Multiple text files

require(quanteda)
require(readtext)

A second option is to load multiple text files at once that are stored in the same folder or subfolders. Again, data_diris the location of sample files on your computer.

data_dir <- system.file("extdata/", package = "readtext")

Unlike the pre-formatted files, individual text files usually do not contain document-level variables. However, you can create document variables using the readtext package.

The directory “/txt/UDHR” contains text files (.txt) of the Universal Declaration of Human Rights in 13 languages.

udhr_data <- readtext(paste0(data_dir, "/txt/UDHR/*"))

You can generate document-level variables based on the file names using the docvarnames and docvarsfrom argument. dvsep = "_" specifies the value separator in the filenames.encoding = "ISO-8859-1" determines character encodings of the texts.

eu_data <- readtext(paste0(data_dir, "/txt/EU_manifestos/*.txt"),
                    docvarsfrom = "filenames", 
                    docvarnames = c("unit", "context", "year", "language", "party"),
                    dvsep = "_", 
                    encoding = "ISO-8859-1")
str(eu_data)
## Classes 'readtext' and 'data.frame':	17 obs. of  7 variables:
##  $ doc_id  : chr  "EU_euro_2004_de_PSE.txt" "EU_euro_2004_de_V.txt" "EU_euro_2004_en_PSE.txt" "EU_euro_2004_en_V.txt" ...
##  $ text    : chr  "PES · PSE · SPE European Parliament rue Wiertz B 1047 Brussels\n\nGEMEINSAM WERDEN WIR STÄRKER Fünf Verpflichtu"| __truncated__ "Gemeinsames Manifest\nGemeinsames Manifest zur Europawahl 2004 Europäischen Föderation Grüner Parteien (EFGP) \"| __truncated__ "PES · PSE · SPE European Parliament rue Wiertz B 1047 Brussels\n\nGROWING STRONGER TOGETHER Five commitments fo"| __truncated__ "Manifesto\nEuropean Elections Manifesto 2004\nCOMMON PREAMBLE\nAs adopted at 15th EFGP Council, Luxembourg, 8th"| __truncated__ ...
##  $ unit    : chr  "EU" "EU" "EU" "EU" ...
##  $ context : chr  "euro" "euro" "euro" "euro" ...
##  $ year    : int  2004 2004 2004 2004 2004 2004 2004 2004 2004 2004 ...
##  $ language: chr  "de" "de" "en" "en" ...
##  $ party   : chr  "PSE" "V" "PSE" "V" ...

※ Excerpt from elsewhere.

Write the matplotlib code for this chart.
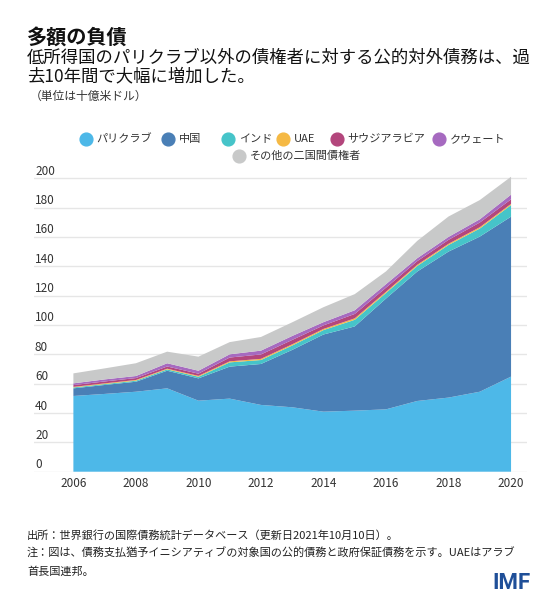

readtext() can also read files from sub-directories. The directory txt/movie_reviews, for example, contains two directories: neg and pos. All text files from both folders in movie_reviews are considered automatically.

data_reviews <- readtext(paste0(data_dir, "/txt/movie_reviews/*"))

JSON

You can also read JSON files (.json) downloaded from the Twititer stream API. twitter.json is located in data directory of this tutorial package.

twitter_data <- readtext("content/data/twitter.json", source = "twitter")

The file comes with several metadata for each tweet, such as the number of retweets and likes, the username, time and time zone.

head(names(twitter_data))
## [1] "doc_id"         "text"           "retweet_count"  "favorite_count"
## [5] "favorited"      "truncated"

PDF

readtext() can also convert and read PDF (.pdf) files.

udhr_data <- readtext(paste0(data_dir, "/pdf/UDHR/*.pdf"), 
                      docvarsfrom = "filenames", 
                      docvarnames = c("document", "language"),
                      sep = "_")

Microsoft Word

Finally, readtext() can import Microsoft Word (‘.doc’ and ‘.docx’) files.

word_data <- readtext(paste0(data_dir, "/word/*.docx"))